The Mumianpu summarizes information on cotton cultivation and processing in China. The book details the complete set of cultivation techniques from seeding and sowing to fertilization, weeding, intercropping, and cotton picking (zhuohua 捉花).
The cotton farmers of the Shanghai region used a dense-planting method, which was possible by special fertilizing methods. In winter, farmers sew wheat and cotton side by side. The wheat sprouts would thus protect the roots of the cotton bushes against the cold.
The book describes the operation by one person of a pedal-moved cotton gin (jiaota zhache 腳踏軋車) to remove cottonseeds (mianzi 棉籽). For "beating the cotton" (tan mian 彈棉), a 5-foot-long wooden bow was used to make the cotton "disperse like snow and light as smoke" (san ruo xue, qing ru yan 散若雪，輕如煙). By using a pedal-moved spinning wheel (jiaota fangche 腳踏紡車), more than one pound of cotton yarn can be spun per day. Skilled female workers are able to operate 3-4 spindles (muding 木錠) at a time. Iron spindles (tieding 鐵錠) result in cotton yarn of much higher fineness and quality.
For weaving, flatbed looms (ping zhiji 平織機) with two healds (zong 綜) are used. The finest cloth was produced in Sanlintang 三林塘 (today part of Pudong 浦東). The text also mentions several types of weave like twill weave (xiewen bu 斜紋布) or various patterns made in case of jacquard fabric (tihua bu 提花布) like the "overlapping-rhomb pattern" (fangsheng wen 方勝紋), elephant-eye patterns or clouds. Even flower-damask fabric (hualing bu 花綾布) can be made by a combination of cotton (weft, wei 緯) and silk (warp, jing 經) yarn. Before dyeing, cloth can be scraped in order to obtain flanell cloth (garong bu 刮絨布).

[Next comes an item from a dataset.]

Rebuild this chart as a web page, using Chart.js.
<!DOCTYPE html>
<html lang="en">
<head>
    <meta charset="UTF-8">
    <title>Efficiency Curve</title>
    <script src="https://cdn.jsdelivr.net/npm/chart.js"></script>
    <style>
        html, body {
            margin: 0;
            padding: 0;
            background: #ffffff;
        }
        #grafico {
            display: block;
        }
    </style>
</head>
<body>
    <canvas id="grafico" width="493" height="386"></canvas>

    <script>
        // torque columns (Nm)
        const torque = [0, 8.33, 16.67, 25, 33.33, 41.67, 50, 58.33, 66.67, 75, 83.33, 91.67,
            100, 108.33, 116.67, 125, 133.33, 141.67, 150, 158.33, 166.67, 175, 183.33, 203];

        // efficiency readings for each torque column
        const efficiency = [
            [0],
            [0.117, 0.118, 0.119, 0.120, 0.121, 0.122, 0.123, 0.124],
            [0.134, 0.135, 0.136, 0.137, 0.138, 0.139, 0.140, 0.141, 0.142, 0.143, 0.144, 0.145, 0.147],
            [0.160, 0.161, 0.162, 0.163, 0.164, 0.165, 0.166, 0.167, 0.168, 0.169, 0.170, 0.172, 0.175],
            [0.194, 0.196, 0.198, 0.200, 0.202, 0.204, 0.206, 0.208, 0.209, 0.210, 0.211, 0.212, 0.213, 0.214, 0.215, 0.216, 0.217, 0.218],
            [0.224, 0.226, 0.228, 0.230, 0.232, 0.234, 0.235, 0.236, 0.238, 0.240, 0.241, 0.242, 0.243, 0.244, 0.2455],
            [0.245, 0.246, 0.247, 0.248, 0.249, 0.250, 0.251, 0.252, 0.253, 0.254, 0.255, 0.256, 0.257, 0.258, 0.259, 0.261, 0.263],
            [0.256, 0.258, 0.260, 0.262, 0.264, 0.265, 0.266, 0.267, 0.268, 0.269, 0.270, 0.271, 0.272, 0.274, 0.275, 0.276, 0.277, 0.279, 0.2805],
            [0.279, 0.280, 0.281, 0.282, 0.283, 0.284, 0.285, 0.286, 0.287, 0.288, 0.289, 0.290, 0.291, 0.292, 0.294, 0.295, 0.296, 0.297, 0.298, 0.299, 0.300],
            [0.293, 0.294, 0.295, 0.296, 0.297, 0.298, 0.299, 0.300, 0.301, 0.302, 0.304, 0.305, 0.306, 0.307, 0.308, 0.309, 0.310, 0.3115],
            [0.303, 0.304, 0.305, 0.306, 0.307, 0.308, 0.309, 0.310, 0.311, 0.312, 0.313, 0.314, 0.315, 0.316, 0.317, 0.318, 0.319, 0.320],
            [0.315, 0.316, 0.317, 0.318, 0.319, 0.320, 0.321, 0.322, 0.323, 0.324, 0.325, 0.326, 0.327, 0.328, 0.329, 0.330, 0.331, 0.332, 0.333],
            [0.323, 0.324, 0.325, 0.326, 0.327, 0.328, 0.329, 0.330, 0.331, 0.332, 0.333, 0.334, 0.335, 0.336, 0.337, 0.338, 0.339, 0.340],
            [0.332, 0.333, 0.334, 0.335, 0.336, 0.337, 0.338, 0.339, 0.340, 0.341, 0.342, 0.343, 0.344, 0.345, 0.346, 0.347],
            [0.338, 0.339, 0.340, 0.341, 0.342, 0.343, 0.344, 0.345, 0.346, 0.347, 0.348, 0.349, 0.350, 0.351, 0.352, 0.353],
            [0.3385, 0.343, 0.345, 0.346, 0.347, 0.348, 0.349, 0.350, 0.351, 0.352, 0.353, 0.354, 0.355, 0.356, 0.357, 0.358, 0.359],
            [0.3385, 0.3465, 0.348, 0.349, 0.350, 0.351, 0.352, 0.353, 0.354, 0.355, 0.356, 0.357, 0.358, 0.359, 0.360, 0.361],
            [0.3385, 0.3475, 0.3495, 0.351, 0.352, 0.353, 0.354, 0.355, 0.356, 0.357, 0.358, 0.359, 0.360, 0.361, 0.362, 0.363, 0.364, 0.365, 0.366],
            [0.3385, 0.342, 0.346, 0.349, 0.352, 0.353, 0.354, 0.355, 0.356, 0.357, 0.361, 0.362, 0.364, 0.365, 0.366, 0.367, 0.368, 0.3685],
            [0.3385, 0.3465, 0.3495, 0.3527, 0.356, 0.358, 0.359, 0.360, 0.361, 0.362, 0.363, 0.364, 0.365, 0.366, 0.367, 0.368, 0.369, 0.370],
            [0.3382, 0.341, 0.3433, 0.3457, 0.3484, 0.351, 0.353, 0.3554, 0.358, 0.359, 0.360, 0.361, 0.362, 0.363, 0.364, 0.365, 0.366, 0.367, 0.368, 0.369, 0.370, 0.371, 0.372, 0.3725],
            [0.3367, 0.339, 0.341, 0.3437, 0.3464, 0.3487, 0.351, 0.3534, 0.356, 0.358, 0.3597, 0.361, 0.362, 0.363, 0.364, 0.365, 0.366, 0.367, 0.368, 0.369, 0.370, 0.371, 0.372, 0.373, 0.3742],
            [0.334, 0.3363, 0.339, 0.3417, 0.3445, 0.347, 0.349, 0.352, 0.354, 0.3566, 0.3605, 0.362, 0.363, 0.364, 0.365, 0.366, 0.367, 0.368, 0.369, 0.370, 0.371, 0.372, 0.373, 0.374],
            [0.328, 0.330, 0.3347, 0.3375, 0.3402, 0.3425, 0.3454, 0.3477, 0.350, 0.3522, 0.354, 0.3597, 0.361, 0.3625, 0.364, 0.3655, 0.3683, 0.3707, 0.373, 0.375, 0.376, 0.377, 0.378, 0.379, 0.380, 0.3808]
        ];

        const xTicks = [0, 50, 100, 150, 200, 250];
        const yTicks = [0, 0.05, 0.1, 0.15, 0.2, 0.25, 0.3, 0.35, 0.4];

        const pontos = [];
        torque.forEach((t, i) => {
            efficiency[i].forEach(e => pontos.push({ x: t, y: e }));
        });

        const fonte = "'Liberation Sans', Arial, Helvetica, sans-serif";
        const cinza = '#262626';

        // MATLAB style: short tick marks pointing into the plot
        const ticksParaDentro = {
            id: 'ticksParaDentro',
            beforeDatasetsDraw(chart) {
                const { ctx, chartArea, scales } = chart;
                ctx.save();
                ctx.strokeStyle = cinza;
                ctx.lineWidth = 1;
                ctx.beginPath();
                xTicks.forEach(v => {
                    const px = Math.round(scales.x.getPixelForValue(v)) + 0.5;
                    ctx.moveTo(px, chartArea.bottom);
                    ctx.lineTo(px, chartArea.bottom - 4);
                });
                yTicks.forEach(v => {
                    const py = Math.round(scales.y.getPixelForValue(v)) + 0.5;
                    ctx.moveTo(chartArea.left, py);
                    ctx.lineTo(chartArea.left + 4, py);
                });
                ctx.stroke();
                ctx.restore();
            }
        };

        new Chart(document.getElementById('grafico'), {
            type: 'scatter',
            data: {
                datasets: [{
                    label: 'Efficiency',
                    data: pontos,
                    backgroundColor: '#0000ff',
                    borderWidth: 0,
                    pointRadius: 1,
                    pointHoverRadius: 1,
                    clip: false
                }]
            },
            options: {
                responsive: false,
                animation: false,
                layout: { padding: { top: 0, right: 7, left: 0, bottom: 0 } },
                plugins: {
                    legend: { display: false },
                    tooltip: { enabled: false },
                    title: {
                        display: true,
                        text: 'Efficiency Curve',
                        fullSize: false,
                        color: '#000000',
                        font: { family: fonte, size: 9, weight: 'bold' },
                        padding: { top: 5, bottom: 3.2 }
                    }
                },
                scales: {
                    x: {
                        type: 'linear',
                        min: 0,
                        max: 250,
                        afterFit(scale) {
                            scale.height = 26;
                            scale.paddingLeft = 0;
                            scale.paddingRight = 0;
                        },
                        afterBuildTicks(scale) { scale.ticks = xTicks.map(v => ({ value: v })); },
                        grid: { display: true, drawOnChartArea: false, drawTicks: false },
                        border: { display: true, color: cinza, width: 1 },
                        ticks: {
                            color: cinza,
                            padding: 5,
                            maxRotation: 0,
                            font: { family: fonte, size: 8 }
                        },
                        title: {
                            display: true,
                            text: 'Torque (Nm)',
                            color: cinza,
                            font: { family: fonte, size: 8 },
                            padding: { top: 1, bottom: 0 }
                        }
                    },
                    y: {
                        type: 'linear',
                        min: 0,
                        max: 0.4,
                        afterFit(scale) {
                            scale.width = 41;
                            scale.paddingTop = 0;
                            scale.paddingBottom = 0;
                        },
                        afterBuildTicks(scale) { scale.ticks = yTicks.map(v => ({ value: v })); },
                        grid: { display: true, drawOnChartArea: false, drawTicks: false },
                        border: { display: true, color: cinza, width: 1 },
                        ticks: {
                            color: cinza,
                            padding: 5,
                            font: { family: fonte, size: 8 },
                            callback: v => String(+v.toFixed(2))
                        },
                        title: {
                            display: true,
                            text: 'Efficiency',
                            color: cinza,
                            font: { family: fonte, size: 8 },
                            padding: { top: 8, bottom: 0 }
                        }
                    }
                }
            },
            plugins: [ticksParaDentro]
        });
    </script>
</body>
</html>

Apart from dyeing and bleaching (piaobai 漂白), the Mumianpu also highlights two techniques of printing, namely "multi-color scratch printing" (duose gua yinhua 多色刮印花), and matrix printing (loukongban taose yinhua 縷空版套色刷印花).

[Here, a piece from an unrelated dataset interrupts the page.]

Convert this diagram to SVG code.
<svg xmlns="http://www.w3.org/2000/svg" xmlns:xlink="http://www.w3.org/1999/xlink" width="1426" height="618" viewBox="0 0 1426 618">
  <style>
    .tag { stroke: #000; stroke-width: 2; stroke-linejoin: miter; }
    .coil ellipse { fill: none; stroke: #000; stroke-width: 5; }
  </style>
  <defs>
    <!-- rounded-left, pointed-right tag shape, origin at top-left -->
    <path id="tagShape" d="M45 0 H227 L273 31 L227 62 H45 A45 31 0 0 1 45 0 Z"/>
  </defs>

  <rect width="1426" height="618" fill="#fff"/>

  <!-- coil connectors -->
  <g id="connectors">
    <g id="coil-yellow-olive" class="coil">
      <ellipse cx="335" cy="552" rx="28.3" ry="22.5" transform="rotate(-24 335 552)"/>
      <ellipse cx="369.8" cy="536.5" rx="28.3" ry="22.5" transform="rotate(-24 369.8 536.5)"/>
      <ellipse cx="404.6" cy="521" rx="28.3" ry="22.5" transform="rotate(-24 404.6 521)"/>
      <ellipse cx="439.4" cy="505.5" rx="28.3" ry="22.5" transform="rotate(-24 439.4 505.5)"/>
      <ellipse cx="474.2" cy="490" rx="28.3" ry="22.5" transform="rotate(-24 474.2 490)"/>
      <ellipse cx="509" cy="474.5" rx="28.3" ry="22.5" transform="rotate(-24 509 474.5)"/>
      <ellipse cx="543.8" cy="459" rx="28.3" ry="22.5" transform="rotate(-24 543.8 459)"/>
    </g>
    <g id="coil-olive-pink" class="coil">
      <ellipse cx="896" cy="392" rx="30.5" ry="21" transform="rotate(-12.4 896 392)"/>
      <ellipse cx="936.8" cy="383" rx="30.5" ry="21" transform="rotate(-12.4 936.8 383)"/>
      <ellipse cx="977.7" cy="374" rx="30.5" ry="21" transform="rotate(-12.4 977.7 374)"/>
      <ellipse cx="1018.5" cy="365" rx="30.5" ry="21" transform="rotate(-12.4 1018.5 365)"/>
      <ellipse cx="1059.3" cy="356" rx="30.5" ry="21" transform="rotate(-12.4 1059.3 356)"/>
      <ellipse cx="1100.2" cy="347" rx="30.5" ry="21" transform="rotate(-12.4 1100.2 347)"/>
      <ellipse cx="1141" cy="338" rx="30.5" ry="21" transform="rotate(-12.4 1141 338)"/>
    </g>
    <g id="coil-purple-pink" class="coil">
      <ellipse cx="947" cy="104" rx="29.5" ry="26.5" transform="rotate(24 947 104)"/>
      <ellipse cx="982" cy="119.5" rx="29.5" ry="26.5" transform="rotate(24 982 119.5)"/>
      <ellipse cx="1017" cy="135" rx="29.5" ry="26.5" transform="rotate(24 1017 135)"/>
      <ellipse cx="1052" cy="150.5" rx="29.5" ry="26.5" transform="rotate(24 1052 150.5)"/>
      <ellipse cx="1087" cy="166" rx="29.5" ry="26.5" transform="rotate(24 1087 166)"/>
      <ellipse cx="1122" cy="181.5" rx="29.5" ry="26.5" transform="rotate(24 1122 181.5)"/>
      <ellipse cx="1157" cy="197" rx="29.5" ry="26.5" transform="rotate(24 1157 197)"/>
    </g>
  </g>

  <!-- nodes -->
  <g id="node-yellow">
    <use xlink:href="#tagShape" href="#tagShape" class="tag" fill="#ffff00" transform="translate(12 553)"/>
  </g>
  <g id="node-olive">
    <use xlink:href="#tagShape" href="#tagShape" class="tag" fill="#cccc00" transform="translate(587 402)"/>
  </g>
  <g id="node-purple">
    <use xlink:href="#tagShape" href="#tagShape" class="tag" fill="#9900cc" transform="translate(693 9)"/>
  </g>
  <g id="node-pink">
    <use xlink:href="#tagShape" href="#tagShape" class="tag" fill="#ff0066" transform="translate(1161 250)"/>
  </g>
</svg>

From the social perspective, the author reports the background of the shrine of Huang Daopo 黃道婆, a Shanghai weaving expert from the late 13th century. Another interesting information is that sugarcane planters from Fujian and Guangdong used to weave cotton cloth during the off-season. There were southern merchants specialized in selling sugarcane on the Shanghai markets while buying cotton or cotton cloth to bring it back southwards.

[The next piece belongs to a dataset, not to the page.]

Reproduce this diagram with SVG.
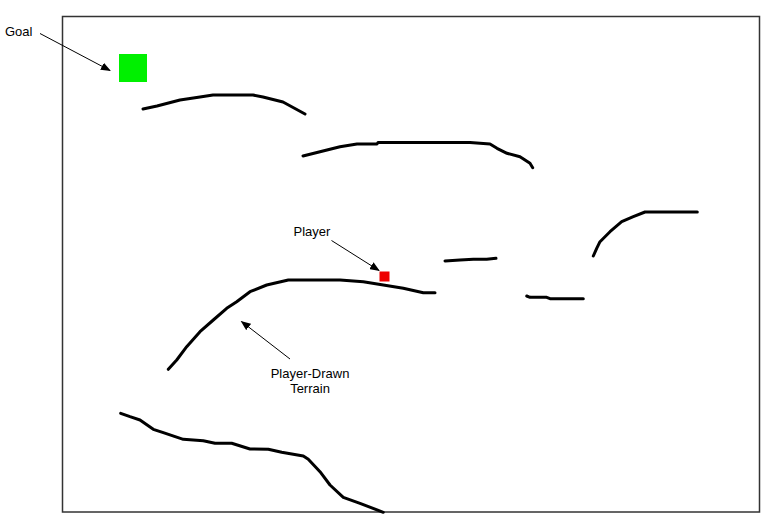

Although the Mumianpu records in detail many aspects of the cotton textile production in Shanghai, it is mostly based on hearsay or superficial knowledge, or on rather general books like Nongzheng quanshu 農政全書, and therefore includes quite a few unreliable information.
The book is an important source for the cotton industry in the region of Shanghai in the mid-Qing period. It is included in the series Yihai zhuchen 藝海珠塵, Zhaodai congshu 昭代叢書, Nongxue congshu 農學叢書 and Congshu jicheng 叢書集成初編 and Shanghai zhanggu congshu 上海掌故叢書.